• WRITTEN TASK
Print exactly the lines that run from the line containing "Convert this chart to matplotlib code." to the line containing "plt.rcParams['axes.unicode_minus'] = False", both included, and nothing else; pictures stay out.

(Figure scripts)
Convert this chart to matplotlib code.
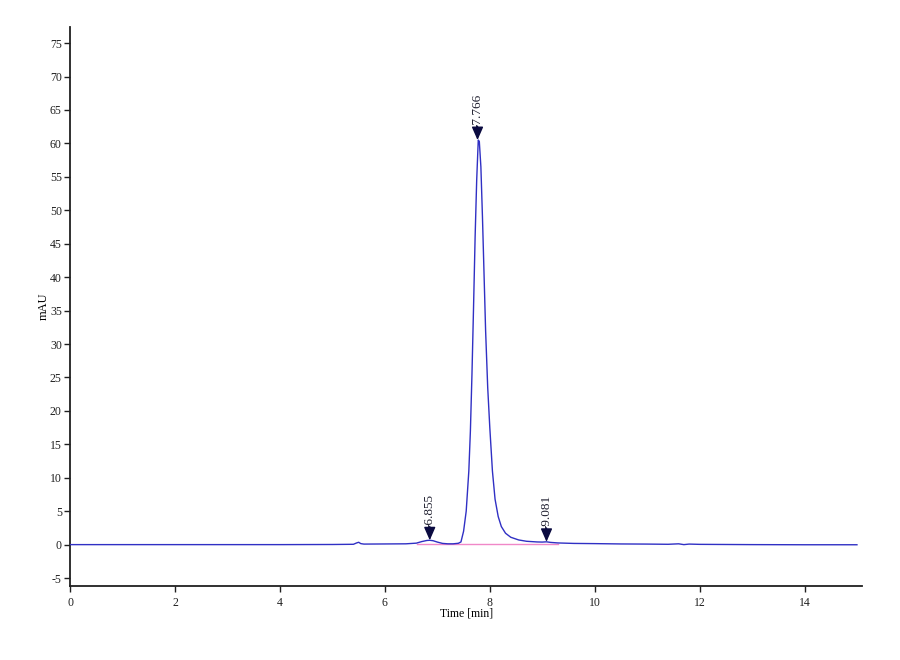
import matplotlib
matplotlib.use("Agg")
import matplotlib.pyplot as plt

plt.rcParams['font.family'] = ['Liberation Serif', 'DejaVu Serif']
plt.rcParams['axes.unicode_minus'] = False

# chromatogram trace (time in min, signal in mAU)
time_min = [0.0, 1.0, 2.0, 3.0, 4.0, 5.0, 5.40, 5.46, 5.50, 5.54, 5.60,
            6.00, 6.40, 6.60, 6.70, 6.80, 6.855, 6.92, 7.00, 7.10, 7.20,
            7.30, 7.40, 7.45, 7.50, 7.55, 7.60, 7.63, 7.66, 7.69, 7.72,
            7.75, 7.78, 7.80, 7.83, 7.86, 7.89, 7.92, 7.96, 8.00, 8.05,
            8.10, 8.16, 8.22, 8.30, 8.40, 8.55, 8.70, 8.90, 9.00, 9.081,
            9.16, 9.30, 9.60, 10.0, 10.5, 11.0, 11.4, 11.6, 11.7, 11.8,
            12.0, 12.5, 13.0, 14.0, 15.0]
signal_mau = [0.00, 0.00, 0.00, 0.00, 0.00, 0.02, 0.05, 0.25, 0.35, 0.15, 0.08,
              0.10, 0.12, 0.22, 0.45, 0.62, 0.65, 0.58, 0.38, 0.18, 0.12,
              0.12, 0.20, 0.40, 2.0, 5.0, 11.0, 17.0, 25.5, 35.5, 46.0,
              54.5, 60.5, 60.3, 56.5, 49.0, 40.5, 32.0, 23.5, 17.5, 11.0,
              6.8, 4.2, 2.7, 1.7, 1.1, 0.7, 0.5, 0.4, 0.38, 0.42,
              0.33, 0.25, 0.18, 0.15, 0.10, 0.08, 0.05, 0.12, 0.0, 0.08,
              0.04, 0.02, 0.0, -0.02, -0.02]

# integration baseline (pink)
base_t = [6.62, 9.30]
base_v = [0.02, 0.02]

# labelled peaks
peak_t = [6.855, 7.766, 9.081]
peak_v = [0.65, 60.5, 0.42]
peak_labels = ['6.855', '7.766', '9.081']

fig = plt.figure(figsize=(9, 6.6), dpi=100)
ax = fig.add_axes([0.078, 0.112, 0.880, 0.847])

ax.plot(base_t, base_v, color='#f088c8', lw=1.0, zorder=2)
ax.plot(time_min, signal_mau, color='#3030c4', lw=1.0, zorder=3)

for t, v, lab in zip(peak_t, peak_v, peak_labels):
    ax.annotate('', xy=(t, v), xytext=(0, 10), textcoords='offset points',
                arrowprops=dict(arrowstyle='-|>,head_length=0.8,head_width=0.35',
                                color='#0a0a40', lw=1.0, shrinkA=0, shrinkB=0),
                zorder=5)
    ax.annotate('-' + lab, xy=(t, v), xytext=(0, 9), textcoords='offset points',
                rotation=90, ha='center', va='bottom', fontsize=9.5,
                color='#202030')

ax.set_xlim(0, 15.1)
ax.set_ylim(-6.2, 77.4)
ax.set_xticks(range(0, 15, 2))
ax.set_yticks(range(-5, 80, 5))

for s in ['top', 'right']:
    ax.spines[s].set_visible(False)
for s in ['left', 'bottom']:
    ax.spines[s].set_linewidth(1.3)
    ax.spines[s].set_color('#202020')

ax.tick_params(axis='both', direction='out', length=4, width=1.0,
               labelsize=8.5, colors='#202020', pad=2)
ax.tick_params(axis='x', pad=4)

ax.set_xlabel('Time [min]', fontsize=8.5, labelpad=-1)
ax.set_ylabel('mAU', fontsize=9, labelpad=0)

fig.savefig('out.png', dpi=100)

---

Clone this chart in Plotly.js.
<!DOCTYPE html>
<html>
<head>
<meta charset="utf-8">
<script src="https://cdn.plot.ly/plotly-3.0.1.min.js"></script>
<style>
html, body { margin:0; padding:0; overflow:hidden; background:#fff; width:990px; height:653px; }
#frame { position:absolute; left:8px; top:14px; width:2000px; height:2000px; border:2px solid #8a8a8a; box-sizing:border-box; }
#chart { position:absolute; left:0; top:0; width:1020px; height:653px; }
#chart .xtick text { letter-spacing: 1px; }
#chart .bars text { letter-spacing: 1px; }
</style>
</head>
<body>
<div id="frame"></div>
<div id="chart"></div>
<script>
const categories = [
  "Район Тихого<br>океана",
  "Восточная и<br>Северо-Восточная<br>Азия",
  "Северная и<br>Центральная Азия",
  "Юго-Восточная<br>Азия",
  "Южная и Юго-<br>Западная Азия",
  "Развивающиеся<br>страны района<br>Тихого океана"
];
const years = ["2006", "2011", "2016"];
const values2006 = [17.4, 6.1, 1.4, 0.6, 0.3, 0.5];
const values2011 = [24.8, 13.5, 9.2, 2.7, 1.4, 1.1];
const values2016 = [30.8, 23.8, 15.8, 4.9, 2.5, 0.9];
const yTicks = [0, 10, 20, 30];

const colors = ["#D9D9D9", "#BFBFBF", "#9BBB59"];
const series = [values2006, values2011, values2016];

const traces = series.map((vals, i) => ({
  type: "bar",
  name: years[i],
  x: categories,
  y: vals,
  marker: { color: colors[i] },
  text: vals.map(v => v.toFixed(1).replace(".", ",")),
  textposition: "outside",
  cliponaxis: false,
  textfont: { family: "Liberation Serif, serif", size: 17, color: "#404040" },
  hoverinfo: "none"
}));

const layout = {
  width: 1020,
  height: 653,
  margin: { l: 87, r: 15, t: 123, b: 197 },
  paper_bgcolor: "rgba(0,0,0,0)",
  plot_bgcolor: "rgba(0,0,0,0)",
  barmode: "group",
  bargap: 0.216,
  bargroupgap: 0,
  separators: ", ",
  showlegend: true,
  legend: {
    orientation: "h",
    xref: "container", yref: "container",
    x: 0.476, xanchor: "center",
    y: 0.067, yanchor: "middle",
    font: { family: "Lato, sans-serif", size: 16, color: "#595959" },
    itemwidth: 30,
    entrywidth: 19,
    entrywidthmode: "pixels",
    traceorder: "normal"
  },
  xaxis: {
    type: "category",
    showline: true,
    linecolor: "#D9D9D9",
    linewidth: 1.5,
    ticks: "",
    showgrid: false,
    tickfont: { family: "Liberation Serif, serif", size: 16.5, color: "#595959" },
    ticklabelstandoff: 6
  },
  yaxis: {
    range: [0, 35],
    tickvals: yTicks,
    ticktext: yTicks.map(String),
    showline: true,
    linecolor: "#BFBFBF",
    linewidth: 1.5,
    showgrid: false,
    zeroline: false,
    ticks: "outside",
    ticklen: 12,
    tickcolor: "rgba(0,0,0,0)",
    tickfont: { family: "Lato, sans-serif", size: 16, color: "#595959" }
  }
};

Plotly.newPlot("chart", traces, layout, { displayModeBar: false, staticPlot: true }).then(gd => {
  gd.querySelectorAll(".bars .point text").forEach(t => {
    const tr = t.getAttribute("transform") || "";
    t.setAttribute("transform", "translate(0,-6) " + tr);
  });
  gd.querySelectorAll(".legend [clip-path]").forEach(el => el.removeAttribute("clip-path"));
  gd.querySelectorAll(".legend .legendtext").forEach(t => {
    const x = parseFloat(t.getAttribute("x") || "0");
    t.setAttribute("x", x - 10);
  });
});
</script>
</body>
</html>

...

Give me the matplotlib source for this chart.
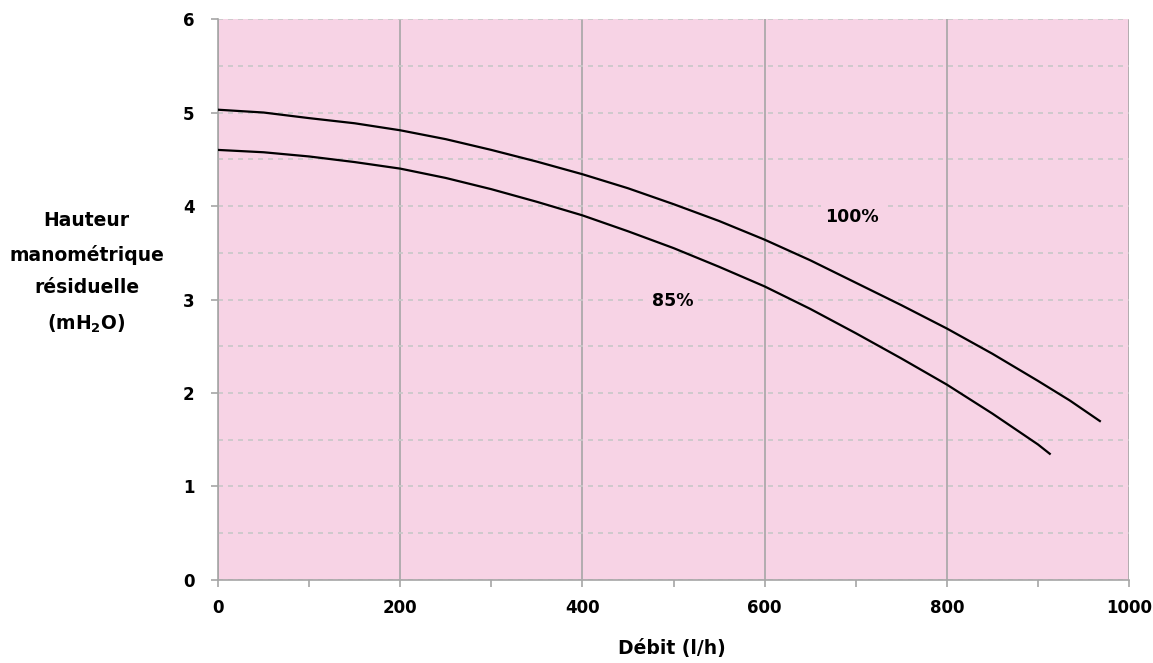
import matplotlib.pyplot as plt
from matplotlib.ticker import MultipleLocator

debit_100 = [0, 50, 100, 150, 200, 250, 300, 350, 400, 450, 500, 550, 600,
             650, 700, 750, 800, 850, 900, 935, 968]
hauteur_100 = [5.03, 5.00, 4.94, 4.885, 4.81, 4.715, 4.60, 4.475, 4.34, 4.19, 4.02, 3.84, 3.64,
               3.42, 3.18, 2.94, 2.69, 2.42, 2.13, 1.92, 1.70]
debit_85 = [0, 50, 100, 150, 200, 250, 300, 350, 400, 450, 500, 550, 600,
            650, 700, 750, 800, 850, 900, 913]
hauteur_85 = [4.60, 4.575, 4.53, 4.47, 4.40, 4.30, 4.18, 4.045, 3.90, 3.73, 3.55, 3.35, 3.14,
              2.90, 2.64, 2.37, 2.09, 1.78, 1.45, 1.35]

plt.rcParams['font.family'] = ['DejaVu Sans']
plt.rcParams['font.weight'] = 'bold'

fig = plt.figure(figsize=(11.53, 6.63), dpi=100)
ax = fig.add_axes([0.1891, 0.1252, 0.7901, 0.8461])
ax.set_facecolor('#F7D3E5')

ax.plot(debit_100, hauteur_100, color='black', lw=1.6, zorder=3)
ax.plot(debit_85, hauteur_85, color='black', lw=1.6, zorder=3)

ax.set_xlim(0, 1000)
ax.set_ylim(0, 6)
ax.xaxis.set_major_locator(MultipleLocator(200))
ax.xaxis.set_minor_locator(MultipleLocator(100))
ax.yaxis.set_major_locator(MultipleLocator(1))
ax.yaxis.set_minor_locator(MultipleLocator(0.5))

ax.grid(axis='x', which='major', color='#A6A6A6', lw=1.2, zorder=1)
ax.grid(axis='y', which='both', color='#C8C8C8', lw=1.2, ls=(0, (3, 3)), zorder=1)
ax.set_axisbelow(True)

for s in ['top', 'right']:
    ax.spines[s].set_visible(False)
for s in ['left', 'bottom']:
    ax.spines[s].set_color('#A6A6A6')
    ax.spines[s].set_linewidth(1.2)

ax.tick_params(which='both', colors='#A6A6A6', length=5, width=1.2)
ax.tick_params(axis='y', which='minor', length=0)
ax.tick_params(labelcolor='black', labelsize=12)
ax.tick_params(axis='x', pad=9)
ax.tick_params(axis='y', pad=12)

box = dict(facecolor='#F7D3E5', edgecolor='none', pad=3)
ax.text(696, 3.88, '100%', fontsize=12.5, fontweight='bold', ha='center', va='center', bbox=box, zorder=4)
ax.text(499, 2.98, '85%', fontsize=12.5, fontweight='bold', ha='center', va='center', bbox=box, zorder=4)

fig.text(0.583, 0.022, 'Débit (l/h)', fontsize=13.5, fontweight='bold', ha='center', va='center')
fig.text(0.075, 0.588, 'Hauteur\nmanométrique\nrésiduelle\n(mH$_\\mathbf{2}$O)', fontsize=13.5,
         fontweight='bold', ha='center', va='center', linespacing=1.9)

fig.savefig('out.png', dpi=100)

• ANSWER TO THE TASK
Convert this chart to matplotlib code.
import matplotlib
matplotlib.use("Agg")
import matplotlib.pyplot as plt

plt.rcParams['font.family'] = ['Liberation Serif', 'DejaVu Serif']
plt.rcParams['axes.unicode_minus'] = False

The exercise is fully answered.